Thursday, September 18, 2008

Soukhothai And Afterwards

Last night was supposed to be my last night in Bamako.  So, I decided to splurge a fourth day and visit a Thai place in the same block as the Appaloosa, le Café du Fleuve, and the Hôtel Yamey.  I got there at 7:01.  It opens at 7. Whew!  I didn't have to wait.

Naturally, I was the only customer.  I ordered a Castel beer and perused the menu.  They have 3 set menus--CFA 9000, CFA 14000, and CFA 24000.  I felt about CFA 14000 hungry, so I got that.  The entrée was a plate with a samosa, 2 deep fried spring rolls, and 2 shumai.  They were all delicious.  I savored every bite.  Next I got chicken curry with rice.  It was a yellow thai curry.  That was really good, too.  About now, the place is starting to fill up--mostly white people again except a table of 8 Indians or possibly Pakistanis (I never want to guess wrong--Pakistanis are often confused for Indians the way Canadians are confused with Americans and Kiwis are confused with Aussies).

Finally it was time for dessert.  If I have a quibble, it is with the dessert--not the flavor--ice cream with melted chocolate hardened by the cold of the ice cream.  But the timing.  I would like to have finished my beer before getting ice cream.  And when they brought the ice cream, that's when they asked if I wanted tea or coffee.  The coffee didn't come until I was almost done since the ice cream was melting.  I want my coffee with my dessert--especially when there is chocolate because I like the sweet chocolate/bitter coffee flavor combination.
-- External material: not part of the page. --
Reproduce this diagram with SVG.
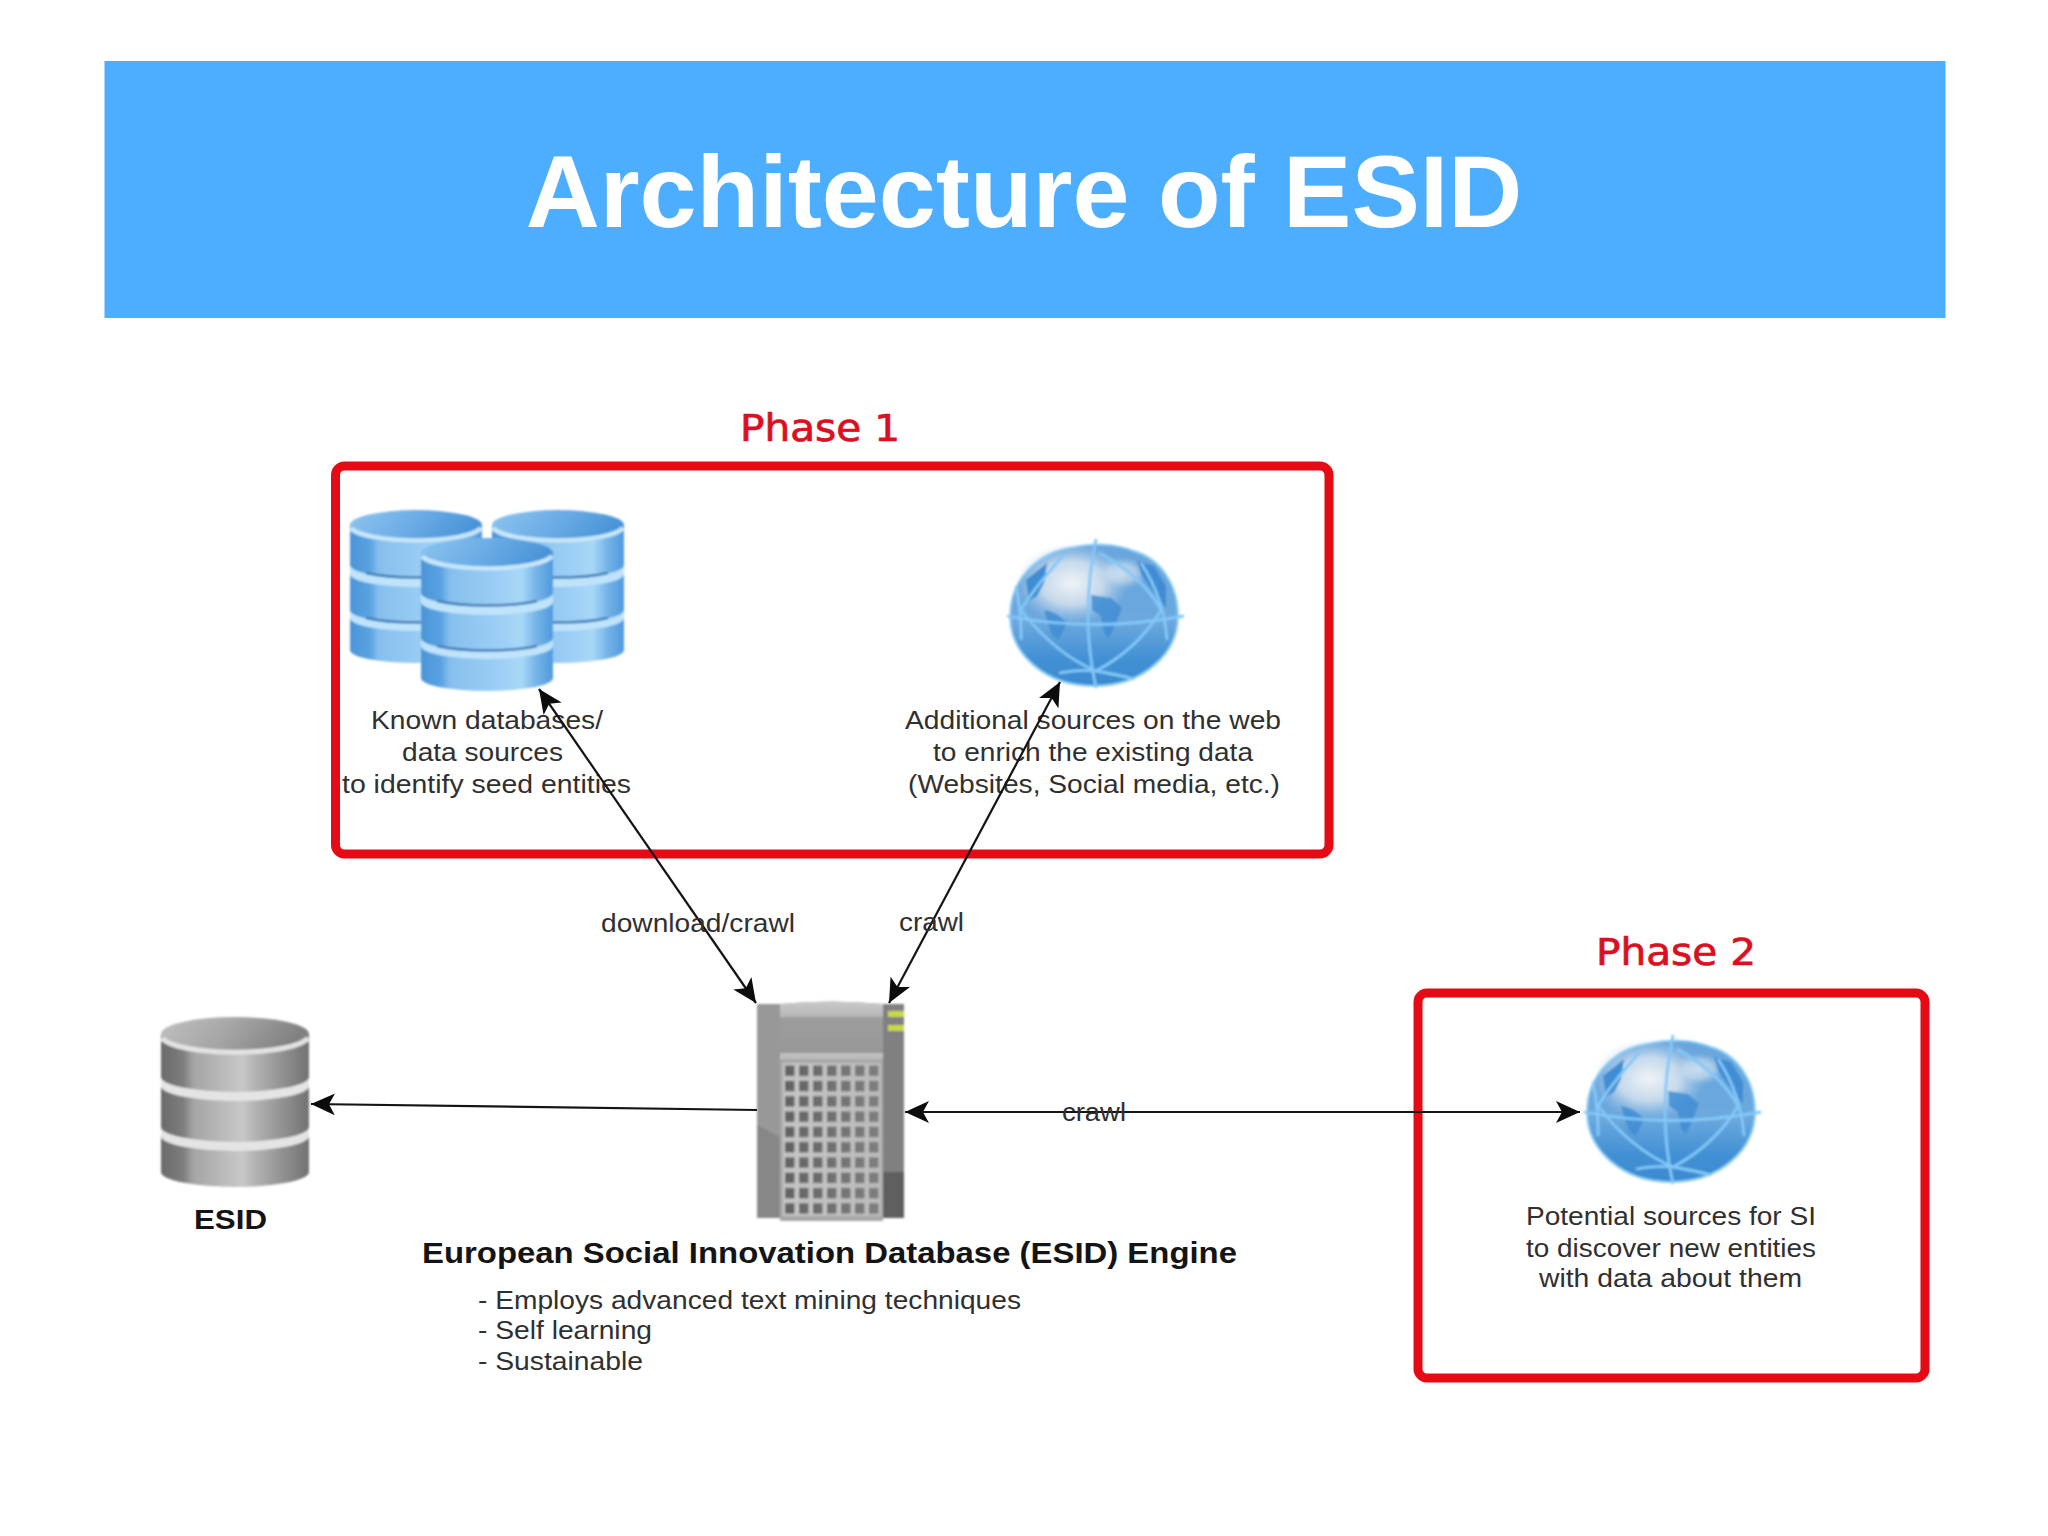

Finally, since it was busy, I just sat there reading La Route/The Road.

Then I headed home.  A guy found me right there.  He spoke English (bad sign) and told me we was an artist (another bad sign), and walked all the way back to the Maison des Jeunes with me trying to convince me to buy these 2 bronze figurines.  He started at CFA 10000.  Then CFA 8000.  Then CFA 5000.  Then CFA 4000.  I had decided not to buy anything in Mali because the merchants here use accusations of racism and I don't want to support locations where verbal abuse against tourists occurs.  But this guy didn't.  And I actually liked the figurines.  So just outside the gate, I decided to buy them.  He didn't have a CFA 1000 note--and I only had a CFA 5000 bill, so I got a CFA 500 coin and paid CFA 4500 (US$9).  They were bit heavier than I had hoped, but oh well.  They'll look neat on my desk.  It's a couple sitting each with little bowls in their laps.  The bowls are about the size to hold a chocolate truffle.

Then came my hellish night.  I had been drinking the local tap water and it's been catching up with me.  Last night was the worst.  The bathrooms are a nightmare, the water tank is overhead and leaks on you while you're squatting.  I'll spare the details.  I made a few trips, each grosser and more hellish than the previous.  I came to absolutely despise the Maison des Jeunes.  Mosquitos were swarming into my 10'x10' room with filthy walls.  There's so much junk on my walls, I can't tell what's a resting mosquito and what's just bits of garbage stuck to the walls.  I didn't fall asleep until 5am.  I sure didn't want to face a trip to Ségou in this condition.

So I decided to spend another day in the Yamey.  I could get a hot shower, a very comfortable bed with the second nicest pillows I've had in Africa (the Carlton's in Banjul were #1), a mosquito free room, both a fan and AC, French TV--I don't understand it yet but I love listening to French French, and possibly the internet would be working again.  And the woman behind the desk is so sweet and happy.  So now I'll work on recovering for a trip to Ségou tomorrow.